Leland de la Durantaye

Federer at the 2010 French Open. Photo Mike Powell.

I was once given charge of the exceptionally amusing children of some friends and, not knowing what to do with them, took them to Kids’ Day at the US Open. I was bored because the kid stuff was boring, even though the kids were not, and so was leading my little troop off the grounds in search of better adventure in greater Queens when it began. Two children ran by us, slipped through a gate, and disappeared. After a quick consultation and some running, we emerged courtside in a stadium empty save for a handful of spectators, none over ten years old, watching the inconceivable. But I should begin at the beginning.

• • •

Ball games in the Americas began as sun-worshipping rites. The ball represented the sun and there were fatalities. Fast forward to March 2014 in the Mojave Desert, where the fifth-most-important tennis tournament in the world is played. Even in early spring, the sun there is like anger and the heat like punishment. The Santa Rosa mountains, which loom over Indian Wells and separate it from Joshua Tree Park, seem to say, in a constant whisper: no water. The only shade for miles around is that of the main stadium of the BNP Paribas Open, the second-largest tennis stadium in the world.

During the women’s final, I had left the grounds through the players’ exit. So that my dog—thick-coated, born for snow—might survive the afternoon, I had found a tiny plot of shade. Having just checked the dog’s vital signs and received a look which was perfectly translatable into human as You must be fucking kidding, I was returning through the cool, shady area reserved for players, press, and tournament officials when it happened.

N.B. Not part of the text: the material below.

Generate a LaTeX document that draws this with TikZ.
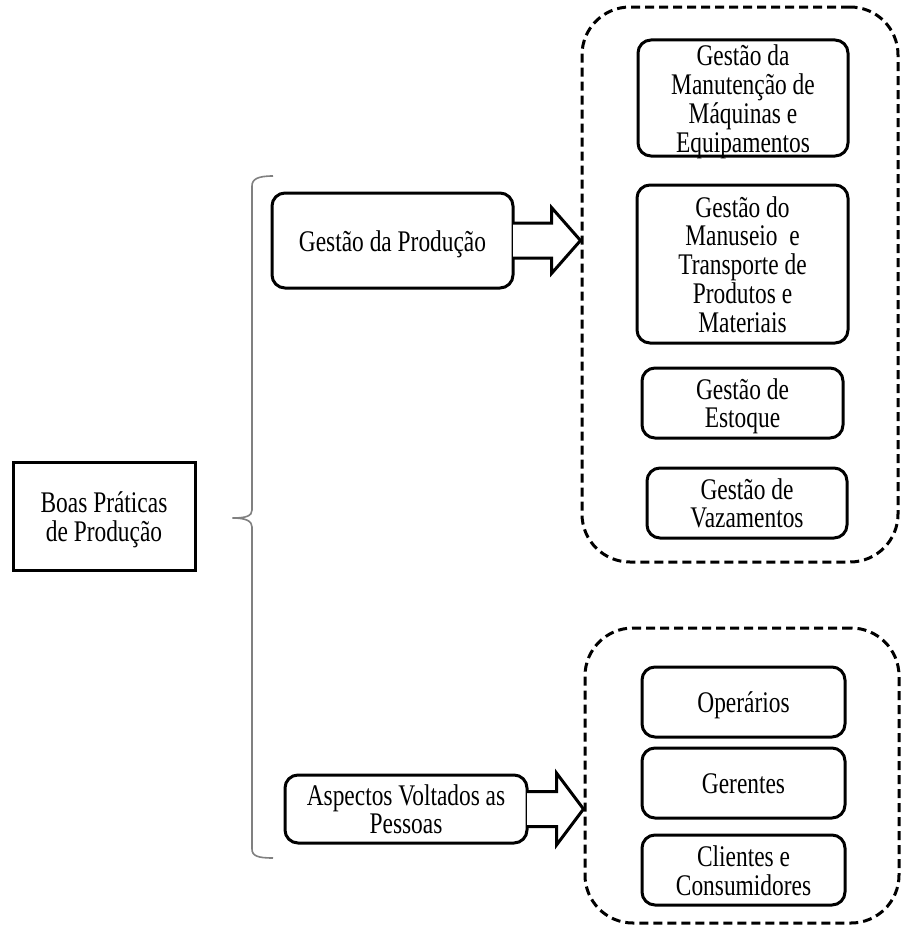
\documentclass[tikz,border=0pt]{standalone}
\usepackage{fontspec}
\setmainfont{Liberation Serif}
\usetikzlibrary{calc}
% tall, narrow lettering: centred lines stretched vertically, set a little low
\newcommand\tallText[1]{\raisebox{-4.5pt}[\height][\depth]{\scalebox{1}[1.28]{\fontsize{23.4}{22}\selectfont\begin{tabular}{@{}c@{}}#1\end{tabular}}}}
\begin{document}
\begin{tikzpicture}[x=1pt,y=-1pt,
  txt/.style={align=center, inner sep=0pt},
  rootbox/.style={txt, draw, line width=3pt, minimum width=#1},
  roundbox/.style={txt, draw, line width=3pt, rounded corners=13pt},
  groupbox/.style={draw, line width=3pt, dash pattern=on 9pt off 5pt, rounded corners=48pt},
  blockarrow/.style={draw, line width=3pt, fill=white, line join=miter},
  bracket/.style={draw=black!50, line width=1.6pt}
]
\useasboundingbox (0,0) rectangle (901,926);

% root
\node[rootbox=182pt, minimum height=108pt] (root) at (104,516) {\tallText{Boas Práticas\\de Produção}};

% second level
\node[roundbox, minimum width=241pt, minimum height=95pt] (prod) at (392.5,240.5) {\tallText{Gestão da Produção}};
\node[roundbox, minimum width=242pt, minimum height=68pt] (pess) at (406,809) {\tallText{Aspectos Voltados as\\Pessoas}};

% group frames
\node[groupbox, minimum width=316pt, minimum height=555pt] (gA) at (740,284.5) {};
\node[groupbox, minimum width=314pt, minimum height=295pt] (gB) at (742,775.5) {};

% items of the production group
\node[roundbox, minimum width=210pt, minimum height=116pt] (m1) at (743,98) {\tallText{Gestão da\\Manutenção de\\Máquinas e\\Equipamentos}};
\node[roundbox, minimum width=211pt, minimum height=158pt] (m2) at (742.5,264) {\tallText{Gestão do\\Manuseio \ e\\Transporte de\\Produtos e\\Materiais}};
\node[roundbox, minimum width=201pt, minimum height=70pt] (m3) at (742.5,403) {\tallText{Gestão de\\Estoque}};
\node[roundbox, minimum width=200pt, minimum height=70pt] (m4) at (747,503) {\tallText{Gestão de\\Vazamentos}};

% items of the people group
\node[roundbox, minimum width=203pt, minimum height=70pt] (p1) at (743.5,702) {\tallText{Operários}};
\node[roundbox, minimum width=203pt, minimum height=70pt] (p2) at (743.5,783) {\tallText{Gerentes}};
\node[roundbox, minimum width=203pt, minimum height=70pt] (p3) at (743.5,870) {\tallText{Clientes e\\Consumidores}};

% block arrows into the group frames
\path[blockarrow]
  ($(prod.east)+(-1.5,-17.5)$) -- ($(prod.east)+(37,-17.5)$) -- ($(prod.east)+(37,-33)$)
  -- ($(gA.west |- prod.east)$) -- ($(prod.east)+(37,33)$) -- ($(prod.east)+(37,17.5)$)
  -- ($(prod.east)+(-1.5,17.5)$);
\path[blockarrow]
  ($(pess.east)+(-1.5,-17.5)$) -- ($(pess.east)+(28,-17.5)$) -- ($(pess.east)+(28,-36)$)
  -- ($(gB.west |- pess.east)$) -- ($(pess.east)+(28,36)$) -- ($(pess.east)+(28,17.5)$)
  -- ($(pess.east)+(-1.5,17.5)$);

% bracket grouping the two branches
\coordinate (bt) at (273,176);
\coordinate (bb) at (273,858);
\coordinate (bm) at ($(root.east)+(36,2)$);
\draw[bracket] (bt) .. controls (258,176) and (252,179) .. (252,186)
  -- (252,510) .. controls (252,516) and (246,518) .. (bm)
  .. controls (246,518) and (252,521) .. (252,527)
  -- (252,849) .. controls (252,856) and (258,858) .. (bb);
\end{tikzpicture}
\end{document}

The area was empty, which was strange considering what a bustling place it had been for the preceding weeks. Notwithstanding the remoteness of the tournament’s location (the nearest city of note, Los Angeles, is more than two hours away), there were always a great many people wanting autographs and attention, and so this protected refuge was the only part of the extensive tournament grounds where players could be at anything approaching ease. Ten days earlier, at the table where I was pausing to eat a hasty lunch, I had less interviewed than just really annoyed Richard Gasquet, a Frenchman then ranked twelfth in the world and best known outside the tennis world—and, come to think of it, inside it as well—for having tested positive for cocaine, and then successfully appealing the finding with the claim that the cocaine entered his system orally, and involuntarily. This was because—get ready for the French part—he met a girl in a club and they were dancing and they were kissing and how could he know that she had just been doing a cartel level of cocaine and so it was in and around her mouth? How, indeed? responded tennis’s governing body, the Association of Tennis Professionals, an organization with a surprisingly liberal attitude concerning the realities of being a pro tennis player. (The stories about Vitas Gerulaitis, Ilie Nastase, John McEnroe, Jimmy Connors, and that generation’s wild partying, frequently involving Andy Warhol and Studio 54 during the US Open, support such a conclusion.) Around Gasquet on that first day sat much of the French delegation in the tournament, including the acrobatic Gael Monfils, the senatorial Paul-Henri Mathieu, the spry Gilles Simon, and the highest-ranked of the French, Jo-Wilfried Tsonga, the ninth seed and the only one of them with what bookmakers considered a legitimate chance of winning the tournament. (He lost in the first round.)